• _TASK TO CARRY OUT_:
Exactly as written, write out the lines below from the first to the one containing "(dec) at (767,310)", inclusive. Pictures do not belong in the copy.

[Records excerpted from a collection]
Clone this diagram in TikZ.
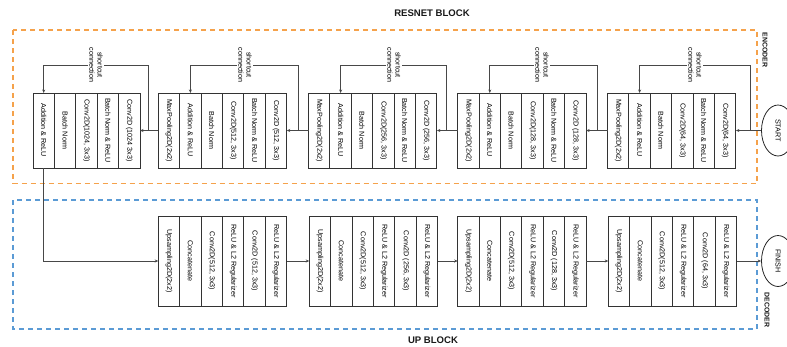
\documentclass[tikz,border=0pt]{standalone}
\usepackage{fontspec}
\usepackage{graphicx}
\setmainfont{Liberation Sans}
\usetikzlibrary{arrows.meta,positioning,shapes.geometric}
\definecolor{encorange}{HTML}{F5A24B}
\definecolor{decblue}{HTML}{5B9BD5}
\definecolor{cellline}{HTML}{333333}
\definecolor{connline}{HTML}{484848}
\newcommand\vtext[1]{\rotatebox{-90}{#1}}
\begin{document}
\begin{tikzpicture}[x=1bp,y=-1bp,
  cellbase/.style={draw=cellline, line width=1bp, inner sep=0pt, outer sep=0pt,
    minimum width=21.4bp, font=\fontsize{7.2}{8.2}\selectfont, text=black},
  ecell/.style={cellbase, minimum height=75bp},
  dcell/.style={cellbase, minimum height=90bp},
  conn/.style={draw=connline, line width=0.75bp},
  arr/.style={conn, -{Stealth[length=3.5bp,width=3bp]}},
  sclabel/.style={inner sep=1.2bp, font=\fontsize{7.2}{8.2}\selectfont, text=black},
  terminal/.style={ellipse, draw=black!85, line width=0.8bp, minimum width=33bp,
    minimum height=51bp, inner sep=0pt, font=\fontsize{7.2}{8.2}\selectfont},
  groupbox/.style={dashed, dash pattern=on 5bp off 4bp, line width=1.1bp},
  title/.style={font=\bfseries\fontsize{9.6}{11}\selectfont, text=black!90},
  sidetitle/.style={font=\bfseries\fontsize{7}{8}\selectfont, text=black!90}]
\useasboundingbox (0,0) rectangle (787,346);

% group frames
\draw[groupbox, draw=encorange] (13,30) rectangle (757,183.3);
\draw[groupbox, draw=decblue] (13,200) rectangle (757,329);
\node[title] (resnet) at (432,13) {RESNET BLOCK};
\node[title] (upblock) at (433,340) {UP BLOCK};
\node[sidetitle] (enc) at (765,50) {\vtext{ENCODER}};
\node[sidetitle] (dec) at (767,310) {\vtext{DECODER}};

% ---------------- encoder ----------------
% block 1
\node[ecell] (e1a) at (43.7,130.5) {\vtext{Addition \& ReLU}};
\node[ecell, right=0pt of e1a] (e1b) {\vtext{Batch Norm}};
\node[ecell, right=0pt of e1b] (e1c) {\vtext{Conv2D(1024, 3x3)}};
\node[ecell, right=0pt of e1c] (e1d) {\vtext{Batch Norm \& ReLU}};
\node[ecell, right=0pt of e1d] (e1e) {\vtext{Conv2D (1024 3x3)}};
% block 2
\node[ecell] (e2a) at (169,130.5) {\vtext{MaxPooling2D(2x2)}};
\node[ecell, right=0pt of e2a] (e2b) {\vtext{Addition \& ReLU}};
\node[ecell, right=0pt of e2b] (e2c) {\vtext{Batch Norm}};
\node[ecell, right=0pt of e2c] (e2d) {\vtext{Conv2D(512, 3x3)}};
\node[ecell, right=0pt of e2d] (e2e) {\vtext{Batch Norm \& ReLU}};
\node[ecell, right=0pt of e2e] (e2f) {\vtext{Conv2D (512, 3x3)}};
% block 3
\node[ecell] (e3a) at (319.2,130.5) {\vtext{MaxPooling2D(2x2)}};
\node[ecell, right=0pt of e3a] (e3b) {\vtext{Addition \& ReLU}};
\node[ecell, right=0pt of e3b] (e3c) {\vtext{Batch Norm}};
\node[ecell, right=0pt of e3c] (e3d) {\vtext{Conv2D(256, 3x3)}};
\node[ecell, right=0pt of e3d] (e3e) {\vtext{Batch Norm \& ReLU}};
\node[ecell, right=0pt of e3e] (e3f) {\vtext{Conv2D (256, 3x3)}};
% block 4
\node[ecell] (e4a) at (468.4,130.5) {\vtext{MaxPooling2D(2x2)}};
\node[ecell, right=0pt of e4a] (e4b) {\vtext{Addition \& ReLU}};
\node[ecell, right=0pt of e4b] (e4c) {\vtext{Batch Norm}};
\node[ecell, right=0pt of e4c] (e4d) {\vtext{Conv2D(128, 3x3)}};
\node[ecell, right=0pt of e4d] (e4e) {\vtext{Batch Norm \& ReLU}};
\node[ecell, right=0pt of e4e] (e4f) {\vtext{Conv2D (128, 3x3)}};
% block 5
\node[ecell] (e5a) at (618.2,130.5) {\vtext{MaxPooling2D(2x2)}};
\node[ecell, right=0pt of e5a] (e5b) {\vtext{Addition \& ReLU}};
\node[ecell, right=0pt of e5b] (e5c) {\vtext{Batch Norm}};
\node[ecell, right=0pt of e5c] (e5d) {\vtext{Conv2D(64, 3x3)}};
\node[ecell, right=0pt of e5d] (e5e) {\vtext{Batch Norm \& ReLU}};
\node[ecell, right=0pt of e5e] (e5f) {\vtext{Conv2D(64, 3x3)}};

\node[terminal] (start) at (778,130.5) {\vtext{START}};

% ---------------- decoder ----------------
% block 1
\node[dcell] (d1a) at (169,261) {\vtext{Upsampling2D(2x2)}};
\node[dcell, right=0pt of d1a] (d1b) {\vtext{Concatenate}};
\node[dcell, right=0pt of d1b] (d1c) {\vtext{Conv2D(512, 3x3)}};
\node[dcell, right=0pt of d1c] (d1d) {\vtext{ReLU \& L2 Regularizer}};
\node[dcell, right=0pt of d1d] (d1e) {\vtext{Conv2D (512, 3x3)}};
\node[dcell, right=0pt of d1e] (d1f) {\vtext{ReLU \& L2 Regularizer}};
% block 2
\node[dcell] (d2a) at (320,261) {\vtext{Upsampling2D(2x2)}};
\node[dcell, right=0pt of d2a] (d2b) {\vtext{Concatenate}};
\node[dcell, right=0pt of d2b] (d2c) {\vtext{Conv2D(512, 3x3)}};
\node[dcell, right=0pt of d2c] (d2d) {\vtext{ReLU \& L2 Regularizer}};
\node[dcell, right=0pt of d2d] (d2e) {\vtext{Conv2D (256, 3x3)}};
\node[dcell, right=0pt of d2e] (d2f) {\vtext{ReLU \& L2 Regularizer}};
% block 3
\node[dcell] (d3a) at (468.4,261) {\vtext{Upsampling2D(2x2)}};
\node[dcell, right=0pt of d3a] (d3b) {\vtext{Concatenate}};
\node[dcell, right=0pt of d3b] (d3c) {\vtext{Conv2D(512, 3x3)}};
\node[dcell, right=0pt of d3c] (d3d) {\vtext{ReLU \& L2 Regularizer}};
\node[dcell, right=0pt of d3d] (d3e) {\vtext{Conv2D (128, 3x3)}};
\node[dcell, right=0pt of d3e] (d3f) {\vtext{ReLU \& L2 Regularizer}};
% block 4
\node[dcell] (d4a) at (619,261) {\vtext{Upsampling2D(2x2)}};
\node[dcell, right=0pt of d4a] (d4b) {\vtext{Concatenate}};
\node[dcell, right=0pt of d4b] (d4c) {\vtext{Conv2D(512, 3x3)}};
\node[dcell, right=0pt of d4c] (d4d) {\vtext{ReLU \& L2 Regularizer}};
\node[dcell, right=0pt of d4d] (d4e) {\vtext{Conv2D (64, 3x3)}};
\node[dcell, right=0pt of d4e] (d4f) {\vtext{ReLU \& L2 Regularizer}};

\node[terminal] (finish) at (778,261) {\vtext{FINISH}};

% ---------------- main flow ----------------
\draw[arr] (start.west) -- (e5f.east |- start.west);
\draw[arr] (e5a.west) -- (e4f.east);
\draw[arr] (e4a.west) -- (e3f.east);
\draw[arr] (e3a.west) -- (e2f.east);
\draw[arr] (e2a.west) -- (e1e.east);
\draw[arr] (e1a.south) |- (d1a.west);
\draw[arr] (d1f.east) -- (d2a.west);
\draw[arr] (d2f.east) -- (d3a.west);
\draw[arr] (d3f.east) -- (d4a.west);
\draw[arr] (d4f.east) -- (finish.west);

% ---------------- shortcut connections ----------------
\coordinate (s1) at (148.8,130.5);
\coordinate (s2) at (298.5,130.5);
\coordinate (s3) at (446.5,130.5);
\coordinate (s4) at (597,130.5);
\coordinate (s5) at (750,130.5);
\node[sclabel] (l1) at (96,65) {\vtext{\shortstack{shortcut\\connection}}};
\node[sclabel] (l2) at (245,65) {\vtext{\shortstack{shortcut\\connection}}};
\node[sclabel] (l3) at (394,65) {\vtext{\shortstack{shortcut\\connection}}};
\node[sclabel] (l4) at (542,65) {\vtext{\shortstack{shortcut\\connection}}};
\node[sclabel] (l5) at (695,65) {\vtext{\shortstack{shortcut\\connection}}};
\foreach \i/\c in {1/e1a,2/e2b,3/e3b,4/e4b,5/e5b}{
  \draw[conn] (s\i) |- (l\i);
  \draw[arr] (l\i) -| (\c.north);
}
\end{tikzpicture}
\end{document}
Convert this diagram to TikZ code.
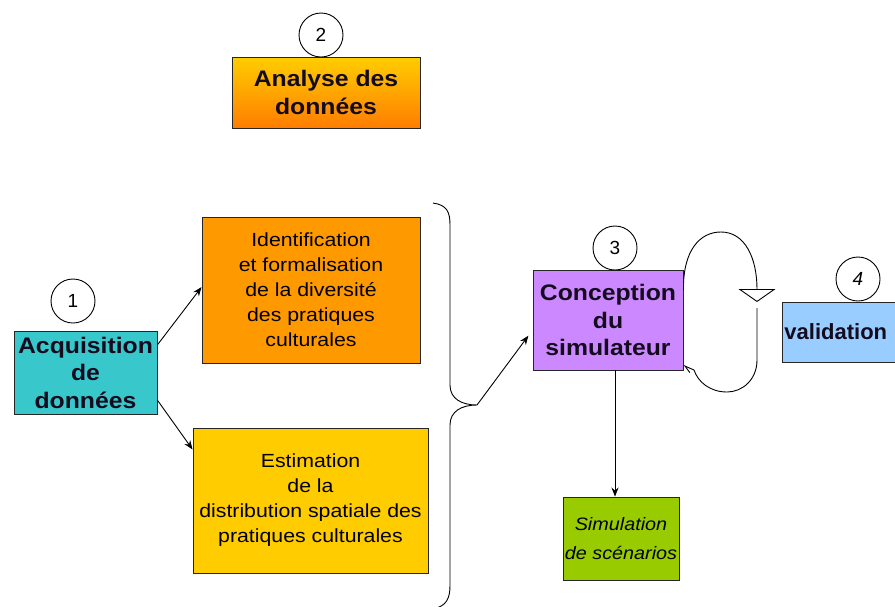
\documentclass[tikz,border=0pt]{standalone}
\usepackage{fontspec}
\setmainfont{Liberation Sans}
\newfontfamily\widebold[FakeStretch=1.1]{Liberation Sans Bold}
\newfontfamily\widereg[FakeStretch=1.12]{Liberation Sans}
\newfontfamily\wideit[FakeStretch=1.1]{Liberation Sans Italic}
\usetikzlibrary{arrows.meta,calc}
\definecolor{cyanbox}{RGB}{56,200,204}
\definecolor{orangebox}{RGB}{255,153,0}
\definecolor{yellowbox}{RGB}{255,204,0}
\definecolor{purplebox}{RGB}{204,136,255}
\definecolor{bluebox}{RGB}{153,204,255}
\definecolor{greenbox}{RGB}{153,204,0}
\definecolor{gradtop}{RGB}{255,205,0}
\definecolor{gradbot}{RGB}{255,125,0}
\definecolor{darktext}{RGB}{20,12,30}
\begin{document}
\begin{tikzpicture}[x=1pt,y=-1pt,
  box/.style={draw=black!85, line width=0.9pt, inner sep=0pt, align=center},
  boldtxt/.style={font=\fontsize{22.5}{27.5}\selectfont\widebold, text=darktext},
  lighttxt/.style={font=\fontsize{19}{25}\selectfont\widereg},
  itxt/.style={font=\fontsize{18}{29}\selectfont\wideit},
  num/.style={circle, draw, fill=white, line width=0.9pt, minimum size=44pt, inner sep=0pt, font=\fontsize{19}{20}\selectfont},
  arr/.style={-{Stealth[length=9pt,width=7pt]}, line width=0.9pt},
  plain/.style={line width=0.9pt}]
\useasboundingbox (0,0) rectangle (895,606);
\clip (0,0) rectangle (895,606);

% boxes
\node[box, boldtxt, top color=gradtop, bottom color=gradbot, minimum width=188pt, minimum height=71pt] (ana) at (326,92.5) {Analyse des\\données};
\node[box, boldtxt, fill=cyanbox, minimum width=143pt, minimum height=83pt] (acq) at (85.5,372.5) {Acquisition\\de\\données};
\node[box, lighttxt, fill=orangebox, minimum width=218pt, minimum height=146pt] (ident) at (311,290) {Identification\\et formalisation\\de la diversité\\des pratiques\\culturales};
\node[box, lighttxt, fill=yellowbox, minimum width=235pt, minimum height=145pt] (estim) at (310.5,500.5) {Estimation\\de la\\distribution spatiale des\\pratiques culturales};
\node[box, boldtxt, fill=purplebox, minimum width=150pt, minimum height=100pt] (conc) at (608,320) {Conception\\du\\simulateur};
\node[box, font=\fontsize{22}{27.5}\selectfont\bfseries, text=darktext, fill=bluebox, anchor=west, text width=117pt, inner xsep=2pt, align=left, minimum height=60pt] (valid) at (782,332) {validation};
\node[box, itxt, fill=greenbox, minimum width=116pt, minimum height=83pt] (simu) at (621,538.5) {Simulation\\de scénarios};

% numbered circles
\node[num] (n2) at (321,35) {2};
\node[num] (n1) at (73,301) {1};
\node[num] (n3) at (615,248) {3};
\node[num, font=\fontsize{19}{20}\selectfont\itshape] (n4) at (858,279) {4};

% brace
\coordinate (btip) at (477,405);
\draw[plain] (433,203) .. controls (447,205) and (450,212) .. (450,225) -- (450,385)
  .. controls (450,399) and (462,405) .. (btip)
  .. controls (462,405) and (450,411) .. (450,425) -- (450,585)
  .. controls (450,598) and (447,606) .. (433,609);

% arrows
\draw[arr] ($(acq.north east)!0.17!(acq.south east)$) -- ($(ident.north west)!0.48!(ident.south west)$);
\draw[arr] ($(acq.north east)!0.83!(acq.south east)$) -- ($(estim.north west)!0.15!(estim.south west)$);
\draw[arr, shorten >=7pt] (btip) -- ($(conc.north west)!0.6!(conc.south west)$);
\draw[arr] (conc.south -| n3) -- (simu.north -| n3);

% loop
\draw[plain, -{Triangle[open, fill=white, length=13pt, width=37pt]}]
  ($(conc.north east)!0.2!(conc.south east)$) .. controls (683,250) and (700,232) .. (721,232)
  .. controls (745,232) and (757,258) .. (757,302);
\draw[plain, -{Straight Barb[left, length=7pt, width=8pt]}]
  (757,308) -- (757,360) .. controls (757,380) and (742,392) .. (727,392)
  .. controls (710,392) and (698,382) .. (694,370) -- ($(conc.north east)!0.95!(conc.south east)$);
\end{tikzpicture}
\end{document}
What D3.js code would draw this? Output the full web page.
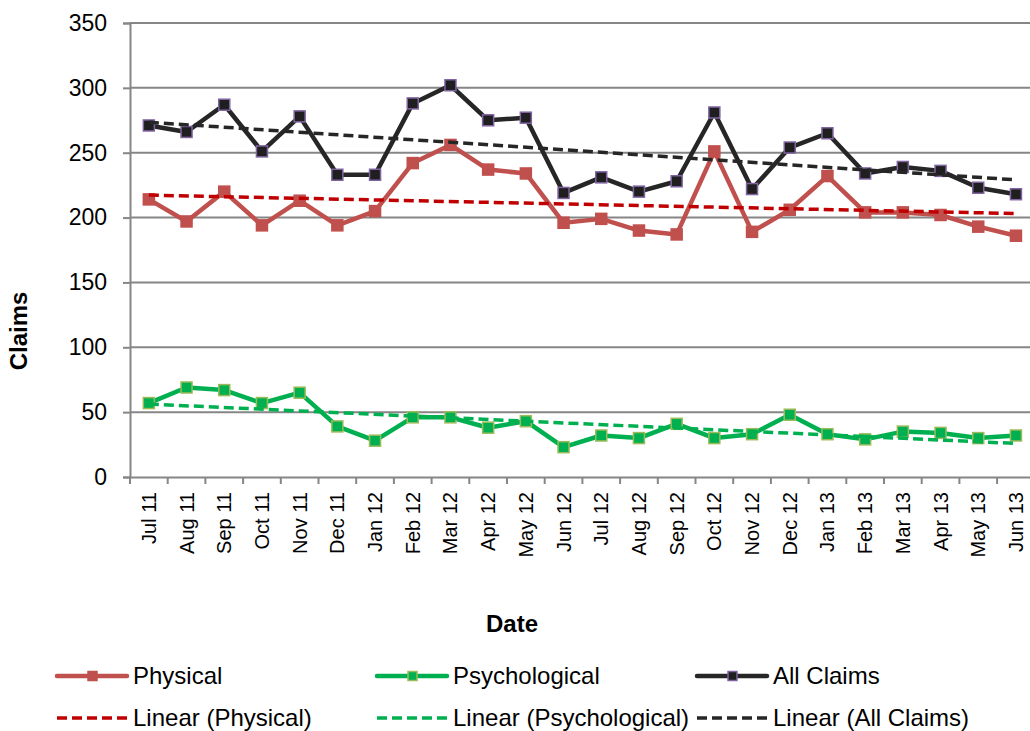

• _WRITTEN REPLY_:
Clone this diagram in TikZ.
\documentclass[tikz,border=0pt]{standalone}
\usepackage{fontspec}
\usepackage{graphicx}
\setmainfont{Liberation Sans}
\usetikzlibrary{arrows.meta,positioning,shapes.geometric}
\definecolor{encorange}{HTML}{F5A24B}
\definecolor{decblue}{HTML}{5B9BD5}
\definecolor{cellline}{HTML}{333333}
\definecolor{connline}{HTML}{484848}
\newcommand\vtext[1]{\rotatebox{-90}{#1}}
\begin{document}
\begin{tikzpicture}[x=1bp,y=-1bp,
  cellbase/.style={draw=cellline, line width=1bp, inner sep=0pt, outer sep=0pt,
    minimum width=21.4bp, font=\fontsize{7.2}{8.2}\selectfont, text=black},
  ecell/.style={cellbase, minimum height=75bp},
  dcell/.style={cellbase, minimum height=90bp},
  conn/.style={draw=connline, line width=0.75bp},
  arr/.style={conn, -{Stealth[length=3.5bp,width=3bp]}},
  sclabel/.style={inner sep=1.2bp, font=\fontsize{7.2}{8.2}\selectfont, text=black},
  terminal/.style={ellipse, draw=black!85, line width=0.8bp, minimum width=33bp,
    minimum height=51bp, inner sep=0pt, font=\fontsize{7.2}{8.2}\selectfont},
  groupbox/.style={dashed, dash pattern=on 5bp off 4bp, line width=1.1bp},
  title/.style={font=\bfseries\fontsize{9.6}{11}\selectfont, text=black!90},
  sidetitle/.style={font=\bfseries\fontsize{7}{8}\selectfont, text=black!90}]
\useasboundingbox (0,0) rectangle (787,346);

% group frames
\draw[groupbox, draw=encorange] (13,30) rectangle (757,183.3);
\draw[groupbox, draw=decblue] (13,200) rectangle (757,329);
\node[title] (resnet) at (432,13) {RESNET BLOCK};
\node[title] (upblock) at (433,340) {UP BLOCK};
\node[sidetitle] (enc) at (765,50) {\vtext{ENCODER}};
\node[sidetitle] (dec) at (767,310) {\vtext{DECODER}};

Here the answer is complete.